The villa changed hands quickly in its early years, each transaction drawing it closer to history. Boey sold it in 1902 for $10,800 to Lim Ah Siang, a timber magnate and leader of the Teochew secret society Ngee Heng Kongsi. Three years later, rubber tycoon Teo Eng Hock purchased it for his mother, Tan Poh Neo, renaming the property Wan Qing Yuan -- "late Qing garden," a name that would prove prophetic. In July 1905, Sun Yat-sen passed through Singapore on his way from Japan to Europe and met Teo through a mutual friend. The connection transformed the villa's purpose. When Sun returned in April 1906, Teo offered Wan Qing Yuan as the operational base for the Tongmenghui, the revolutionary alliance that Sun had founded to overthrow the Qing. From this unlikely suburban headquarters, organizers coordinated uprisings, raised funds, and recruited supporters across the Chinese diaspora of Southeast Asia.

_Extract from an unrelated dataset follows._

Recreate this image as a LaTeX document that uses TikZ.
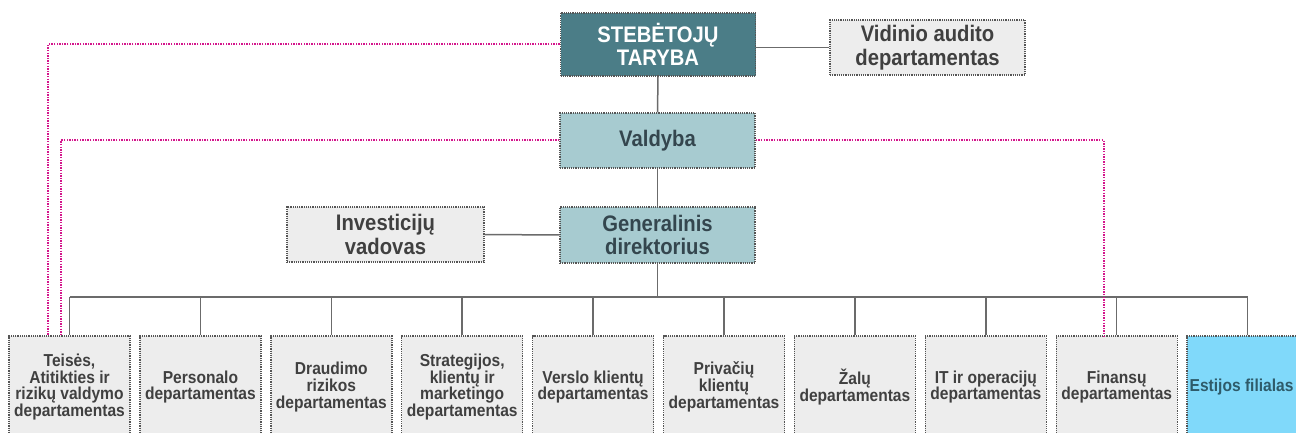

Three Uprisings, One Villa

Between 1907 and 1908, three major armed revolts against the Qing dynasty were plotted at Wan Qing Yuan: the Chaozhou Uprising of May 1907, the Zhennanguan Uprising of December 1907, and the Hekou Uprising of April 1908. All three failed militarily, but they chipped away at the dynasty's hold on power and galvanized overseas Chinese communities. Sun Yat-sen visited Singapore nine times between 1900 and 1911, and the Nanyang network -- the web of supporters, donors, and operatives across Southeast Asia -- became essential to his movement's survival during its most desperate years. Singapore was not merely a waypoint. For the revolutionaries, it was a sanctuary beyond the reach of Qing agents, a fundraising hub among wealthy Chinese merchants, and a base from which to coordinate action across an entire region. The villa, with its arched windows and floral eaves, concealed the ambitions of an empire's end.

Saved by Six Businessmen

After Teo Eng Hock sold the villa in 1912, the property drifted through a succession of owners, its revolutionary history fading from public memory. In 1937, six prominent Chinese businessmen in Singapore -- Lee Kong Chian, Tan Ean Kiam, Lee Chin Tian, Chew Hean Swee, Lee Choon Seng, and Yeo Kiat Tiow -- pooled resources to purchase Wan Qing Yuan. The following year, they donated it to the Singapore Chinese Chamber of Commerce, ensuring its preservation. The villa became a museum, though its significance deepened with time. In 2009, the National Heritage Board took over management, and a major redevelopment in 2010-2011 expanded the collection and restored the building in the style of an old Peranakan house. The museum reopened on October 8, 2011, exactly one century after the Xinhai Revolution it commemorated.

Bronze, Ink, and Memory

Today, nearly 400 artifacts fill the villa's five galleries across two floors. A sixty-meter bronze wall mural wraps around the back of the building, sculpted by Chinese artists between 1999 and 2005 at a cost of around one million Singapore dollars. It traces Singapore's transformation from an 1840s fishing village through the Japanese occupation and the Sook Ching massacre of 1942. Bronze statues dot the surrounding garden, including a seated figure of Sun Yat-sen presented by the Chinese government in 1937. Upstairs, oil paintings by Cultural Medallion-winning artists Ong Kim Seng and Tan Swie Hian hang alongside calligraphy by the Buddhist monk Song Nian. Among the most prized objects: a photograph of Sun and the Tongmenghui's Singapore branch taken at the villa around 1906, and a piece of calligraphy in Sun's own hand bearing the characters for bo ai -- "universal love" -- a gift to his host Teo Eng Hock's nephew.

From the Air

The Sun Yat Sen Nanyang Memorial Hall is located in Singapore's Balestier district at approximately 1.328N, 103.847E. The villa sits adjacent to Zhongshan Park, a mixed-use development completed in 2013. Nearest major airport is Singapore Changi Airport (WSSS), approximately 15 km to the east. The building is not individually visible from altitude but lies within the dense urban fabric north of the Singapore River. Seletar Airport (WSSL) is closer at about 8 km north.